The new understanding of economic fluctuations both big and small doesn’t predict when the next economic meltdown will wreak havoc on retirement accounts, said study coauthor H. Eugene Stanley of Boston University. But the results help describe complex financial fluctuations and reinforce the idea that governments ought to have a contingency plan in place for the calamitous collapses that his research describes as inevitable, Stanley said.
The results are intriguing “because what is causing these big bubbles to collapse are some instabilities that start at the local level of the millisecond time scale of traders,” Stanley said in his presentation.
The distributions of both trading speed and share volume remained the same regardless of bubble size, the team found. This means that one mathematical law describes events that occur over 10 orders of magnitude — from milliseconds to hundreds of days, Stanley said. The same is true of earthquakes: There is a mathematical relationship between size and frequency that encompasses everything from imperceptible daily tremors to massive once-in-a-lifetime catastrophes.
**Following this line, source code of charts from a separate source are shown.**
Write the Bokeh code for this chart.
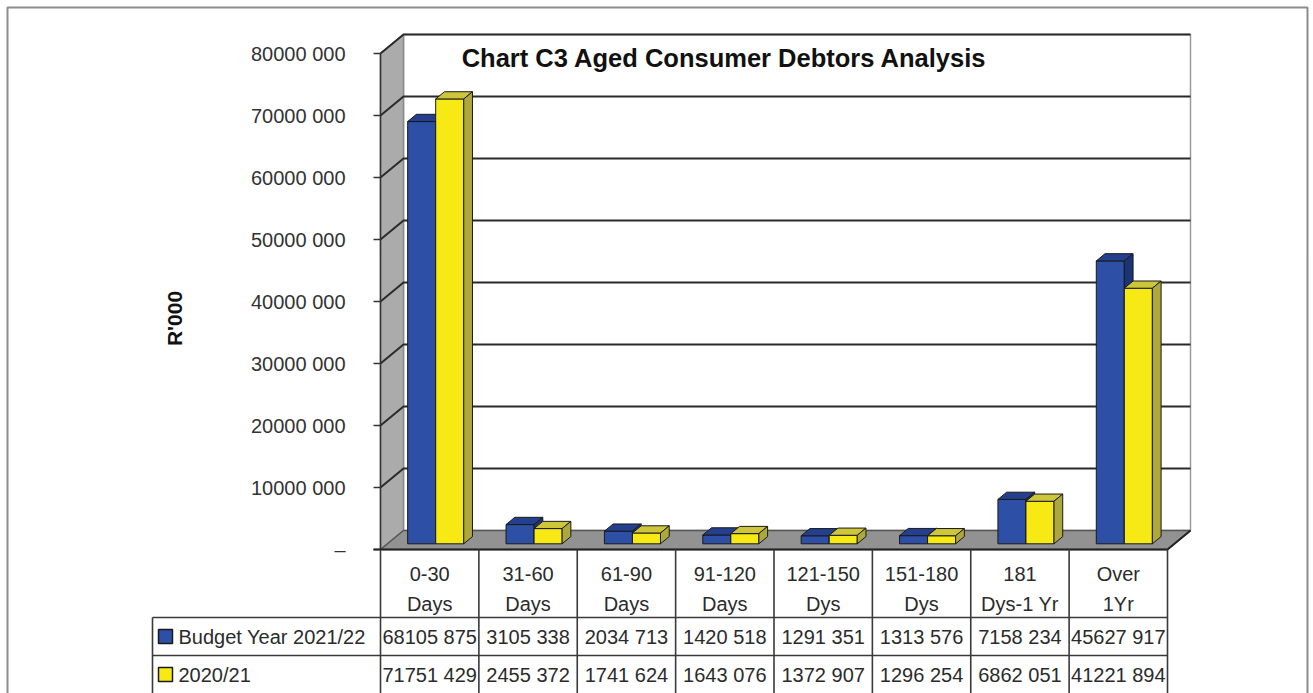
from bokeh.plotting import figure
from bokeh.models import Range1d
from bokeh.embed import file_html
from bokeh.resources import INLINE
from bokeh.core.properties import value

# ---------------- data ----------------
cat_line1 = ["0-30", "31-60", "61-90", "91-120", "121-150", "151-180", "181", "Over"]
cat_line2 = ["Days", "Days", "Days", "Days", "Dys", "Dys", "Dys-1 Yr", "1Yr"]
budget_2021_22 = [68105875, 3105338, 2034713, 1420518, 1291351, 1313576, 7158234, 45627917]
year_2020_21 = [71751429, 2455372, 1741624, 1643076, 1372907, 1296254, 6862051, 41221894]
series_names = ["Budget Year 2021/22", "2020/21"]
y_ticks = [0, 10000000, 20000000, 30000000, 40000000, 50000000, 60000000, 70000000, 80000000]
title_text = "Chart C3 Aged Consumer Debtors Analysis"
y_title = "R'000"

# ---------------- styling / layout ----------------
FONT = "Liberation Sans"
W, H = 1313, 693
FX0, FX1 = 380, 1167      # front plane: left/right of category axis (px)
FY0, FY1 = 549, 53        # front plane: y of 0 and of top value (px)
DEPTH = (23, 19)          # depth vector in px (right, up)
NCAT = len(cat_line1)
YMAX = y_ticks[-1]

ux = NCAT / (FX1 - FX0)
uy = YMAX / (FY0 - FY1)
DX, DY = DEPTH[0] * ux, DEPTH[1] * uy

def cx(px):
    return (px - FX0) * ux

def cy(py):
    return (FY0 - py) * uy

def proj(c, v, z):
    return c + z * DX, v + z * DY

def poly(pts):
    xs, ys = [], []
    for c, v, z in pts:
        x, y = proj(c, v, z)
        xs.append(x)
        ys.append(y)
    return xs, ys

def fmt(v):
    v = int(round(v))
    if v == 0:
        return "\u2013"
    if v >= 1000:
        return f"{v // 1000} {v % 1000:03d}"
    return str(v)

p = figure(width=W, height=H, x_range=Range1d(-FX0 * ux, (W - FX0) * ux),
           y_range=Range1d(-(H - FY0) * uy, FY0 * uy),
           toolbar_location=None, output_backend="svg", min_border=0,
           x_axis_location=None, y_axis_location=None)
p.grid.visible = False
p.outline_line_color = None
p.background_fill_color = "white"
p.border_fill_color = "white"

# ---------------- walls & floor ----------------
bx, by = poly([(0, 0, 1), (NCAT, 0, 1), (NCAT, YMAX, 1), (0, YMAX, 1)])
p.patch(bx, by, fill_color="white", line_color="#9a9a9a", line_width=1.5)
lx, ly = poly([(0, 0, 0), (0, YMAX, 0), (0, YMAX, 1), (0, 0, 1)])
p.patch(lx, ly, fill_color="#ababab", line_color="#8a8a8a", line_width=1.5)
fx, fy = poly([(0, 0, 0), (NCAT, 0, 0), (NCAT, 0, 1), (0, 0, 1)])
p.patch(fx, fy, fill_color="#929292", line_color="#555555", line_width=1.5)

# gridlines on left wall and back wall
gxs, gys = [], []
for t in y_ticks[1:]:
    xs, ys = poly([(0, t, 0), (0, t, 1), (NCAT, t, 1)])
    gxs.append(xs)
    gys.append(ys)
p.multi_line(gxs, gys, line_color="#2a2a2a", line_width=2)

# front axis line and tick marks
tick_len = 7 * ux
p.multi_line([[0, 0]] + [[-tick_len, 0] for t in y_ticks],
             [[0, YMAX]] + [[t, t] for t in y_ticks],
             line_color="#333333", line_width=1.5)

# floor front edge & right edge
ex, ey = poly([(0, 0, 0), (NCAT, 0, 0), (NCAT, 0, 1)])
p.line([-tick_len] + ex, [0] + ey, line_color="#222222", line_width=2)

# ---------------- 3D bars ----------------
series = [budget_2021_22, year_2020_21]
front_cols = ["#2d4fa6", "#f7ea14"]
top_cols = ["#233f8e", "#cdc63b"]
side_cols = ["#1b3377", "#aca83b"]
BW = 0.285
OFF = 0.206
Z0, Z1 = 0.30, 0.68
pxs, pys, pcs = [], [], []
for i in range(NCAT):
    for s, vals in enumerate(series):
        v = vals[i]
        xl = i + OFF + s * BW
        xr = xl + BW
        for pts, col in (
            ([(xl, 0, Z0), (xr, 0, Z0), (xr, v, Z0), (xl, v, Z0)], front_cols[s]),
            ([(xl, v, Z0), (xr, v, Z0), (xr, v, Z1), (xl, v, Z1)], top_cols[s]),
            ([(xr, 0, Z0), (xr, 0, Z1), (xr, v, Z1), (xr, v, Z0)], side_cols[s]),
        ):
            xs, ys = poly(pts)
            pxs.append(xs)
            pys.append(ys)
            pcs.append(col)
p.patches(pxs, pys, fill_color=pcs, line_color="#1a1a1a", line_width=1)

# ---------------- data table ----------------
ROW1_TOP, ROW2_TOP, LEG_LEFT = 617, 655, 152
tl_x, tl_y = [], []
for i in range(NCAT + 1):
    tl_x.append([i, i])
    tl_y.append([0, cy(H)])
for ry in (ROW1_TOP, ROW2_TOP):
    tl_x.append([cx(LEG_LEFT), NCAT])
    tl_y.append([cy(ry), cy(ry)])
tl_x.append([cx(LEG_LEFT), cx(LEG_LEFT)])
tl_y.append([cy(ROW1_TOP), cy(H)])
p.multi_line(tl_x, tl_y, line_color="#3a3a3a", line_width=1.6)

TS = "20px"
centers = [i + 0.5 for i in range(NCAT)]
p.text(x=centers, y=[cy(573)] * NCAT, text=cat_line1, text_font=value(FONT),
       text_font_size=TS, text_align="center", text_baseline="middle", text_color="#2b2b2b")
p.text(x=centers, y=[cy(603)] * NCAT, text=cat_line2, text_font=value(FONT),
       text_font_size=TS, text_align="center", text_baseline="middle", text_color="#2b2b2b")
row_y = [cy(636), cy(674)]
for s, vals in enumerate(series):
    p.text(x=centers, y=[row_y[s]] * NCAT, text=[fmt(v) for v in vals], text_font=value(FONT),
           text_font_size=TS, text_align="center", text_baseline="middle", text_color="#2b2b2b")

# legend keys & names
key = 7
p.quad(left=[cx(165 - key)] * 2, right=[cx(165 + key)] * 2,
       bottom=[y - key * uy for y in row_y], top=[y + key * uy for y in row_y],
       fill_color=front_cols, line_color="#1a1a1a", line_width=1.5)
p.text(x=[cx(178)] * 2, y=row_y, text=series_names, text_font=value(FONT),
       text_font_size=TS, text_align="left", text_baseline="middle", text_color="#2b2b2b")

# ---------------- axis labels & title ----------------
p.text(x=[cx(345)] * len(y_ticks), y=y_ticks, text=[fmt(t) for t in y_ticks],
       text_font=value(FONT), text_font_size=TS, text_align="right",
       text_baseline="middle", text_color="#333333")
p.text(x=[cx(174)], y=[cy(318)], text=[y_title], angle=1.5708, text_font=value(FONT),
       text_font_size="21px", text_font_style="bold", text_align="center",
       text_baseline="middle", text_color="#111111")
p.text(x=[cx(724)], y=[cy(57)], text=[title_text], text_font=value(FONT),
       text_font_size="25.5px", text_font_style="bold", text_align="center",
       text_baseline="middle", text_color="#111111")

# outer frame (top, left, right)
p.multi_line([[cx(7), cx(7), cx(1307), cx(1307)]],
             [[cy(H), cy(7), cy(7), cy(H)]],
             line_color="#8c8c8c", line_width=2)

open("out.html", "w").write(file_html(p, INLINE))
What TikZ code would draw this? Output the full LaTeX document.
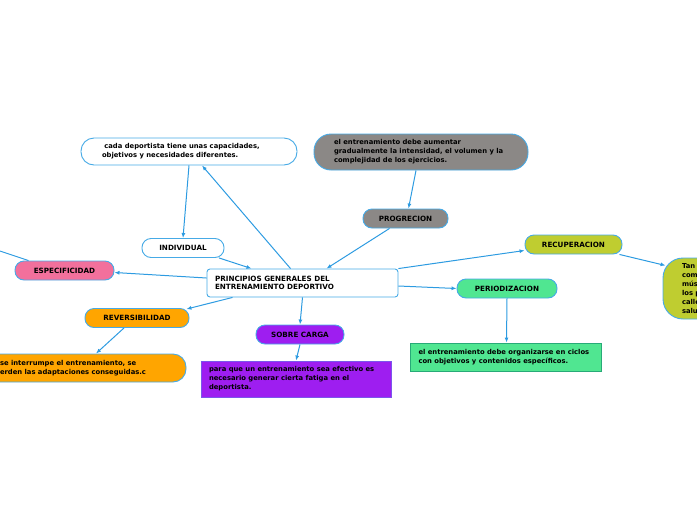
\documentclass[tikz,border=0pt]{standalone}
\usepackage{fontspec}
\setmainfont{DejaVu Sans}
\usetikzlibrary{positioning, shapes, arrows.meta, calc}

\definecolor{linkblue}{RGB}{45,155,225}
\definecolor{rimblue}{RGB}{70,170,230}
\definecolor{pinkfill}{RGB}{242,112,156}
\definecolor{orangefill}{RGB}{255,165,0}
\definecolor{purplefill}{RGB}{158,30,240}
\definecolor{grayfill}{RGB}{139,136,134}
\definecolor{olivefill}{RGB}{191,205,48}
\definecolor{greenfill}{RGB}{80,230,145}
\definecolor{greenrim}{RGB}{40,170,120}

\tikzset{
  base/.style={draw=rimblue, line width=0.9pt, font=\fontsize{7.2}{8.7}\selectfont\bfseries,
    inner xsep=0pt, inner ysep=0pt},
  pill/.style={base, rounded corners=9pt, minimum height=19pt, align=center},
  textbox/.style={base, align=flush left, font=\fontsize{6.8}{8.9}\selectfont\bfseries},
  link/.style={draw=linkblue, line width=1pt, -{Latex[length=5pt,width=4pt]}}
}

\begin{document}
\begin{tikzpicture}[x=1pt, y=-1pt]
  \useasboundingbox (0,0) rectangle (697,520);

  \node [textbox, font=\fontsize{7.2}{8.7}\selectfont\bfseries, rounded corners=3pt, fill=white,
         minimum width=191pt, minimum height=28pt, text width=175pt] (prin) at (302.5,283)
        {PRINCIPIOS GENERALES DEL\\ENTRENAMIENTO DEPORTIVO};

  \node [textbox, rounded corners=13pt, fill=white, minimum width=216pt, minimum height=27pt,
         text width=174pt] (cada) at (189,151.5)
        {\ cada deportista tiene unas capacidades,\\objetivos y necesidades diferentes.};
  \node [pill, fill=white, minimum width=82pt] (ind) at (183,248) {INDIVIDUAL};

  \node [pill, fill=pinkfill, minimum width=99pt] (esp) at (64.5,270.5) {ESPECIFICIDAD};
  \coordinate (offl) at (-30,241);

  \node [pill, fill=orangefill, minimum width=104pt] (rev) at (137,318) {REVERSIBILIDAD};
  \node [textbox, rounded corners=13pt, fill=orangefill, minimum width=212pt, minimum height=28pt,
         text width=160pt] (revtxt) at (80,368)
        {se interrumpe el entrenamiento, se\\erden las adaptaciones conseguidas.c};

  \node [pill, fill=purplefill, minimum width=88pt] (sob) at (300,334.5) {SOBRE CARGA};
  \node [textbox, draw=purplefill!60!rimblue, fill=purplefill, minimum width=190pt, minimum height=36pt,
         text width=174pt] (sobtxt) at (296,379)
        {para que un entrenamiento sea efectivo es\\necesario generar cierta fatiga en el\\deportista.};

  \node [textbox, rounded corners=17pt, fill=grayfill, minimum width=214pt, minimum height=36pt,
         text width=174pt] (progtxt) at (421,152)
        {el entrenamiento debe aumentar\\gradualmente la intensidad, el volumen y la\\complejidad de los ejercicios.};
  \node [pill, fill=grayfill, minimum width=85pt] (prog) at (405.5,218.5) {PROGRECION};

  \node [pill, fill=olivefill, minimum width=97pt] (rec) at (573.5,244.5) {RECUPERACION};
  \node [textbox, rounded corners=20pt, fill=olivefill, minimum width=100pt, minimum height=61pt,
         text width=62pt] (rectxt) at (713,288.5)
        {Tan\\com\\mús\\los p\\calle\\salu};

  \node [pill, fill=greenfill, minimum width=100pt] (per) at (507,288.5) {PERIODIZACION};
  \node [textbox, draw=greenrim, fill=greenfill, minimum width=191pt, minimum height=28pt,
         text width=174pt] (pertxt) at (505.5,357)
        {el entrenamiento debe organizarse en ciclos\\con objetivos y contenidos específicos.};

  \draw [link] (cada.south) -- (ind.north);
  \draw [link] ([xshift=-12pt]prin.north) -- ([xshift=13pt]cada.south);
  \draw [link] ([xshift=36pt]ind.south) -- ([xshift=-51pt]prin.north);
  \draw [link] ([yshift=5pt]prin.west) -- ([yshift=-2pt]esp.east);
  \draw [draw=linkblue, line width=1pt] (offl) -- ([xshift=-36pt]esp.north);
  \draw [link] ([xshift=-70pt]prin.south) -- ([xshift=-3pt,yshift=-1pt]rev.north east);
  \draw [link] ([xshift=-13pt]rev.south) -- ([xshift=16pt]revtxt.north);
  \draw [link] (prin.south) -- (sob.north);
  \draw [link] (sob.south) -- (sobtxt.north);
  \draw [link] ([xshift=-16pt]prog.south) -- ([xshift=24pt]prin.north);
  \draw [link] ([xshift=-5pt]progtxt.south) -- ([xshift=3pt]prog.north);
  \draw [link] (prin.north east) -- ([yshift=-6pt]rec.west);
  \draw [link] ([xshift=-3pt]rec.south east) -- ([shift={(3pt,23pt)}]rectxt.west);
  \draw [link] ([yshift=-3pt]prin.east) -- (per.west);
  \draw [link] (per.south) -- ([xshift=1pt]pertxt.north);
\end{tikzpicture}
\end{document}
Although the researchers don’t yet understand the details of bubble formation and bursting, the work shows that large financial collapses, although infrequent, are bound to happen, said Stanley. The results “tell us that the really big crashes or bubbles that burst have something to do with the medium-sized and the small-sized ones,” he said. “Had this law been known earlier and appreciated by governments, governments would have probably taken steps to make plans for what to do if one of these big shocks occurs.”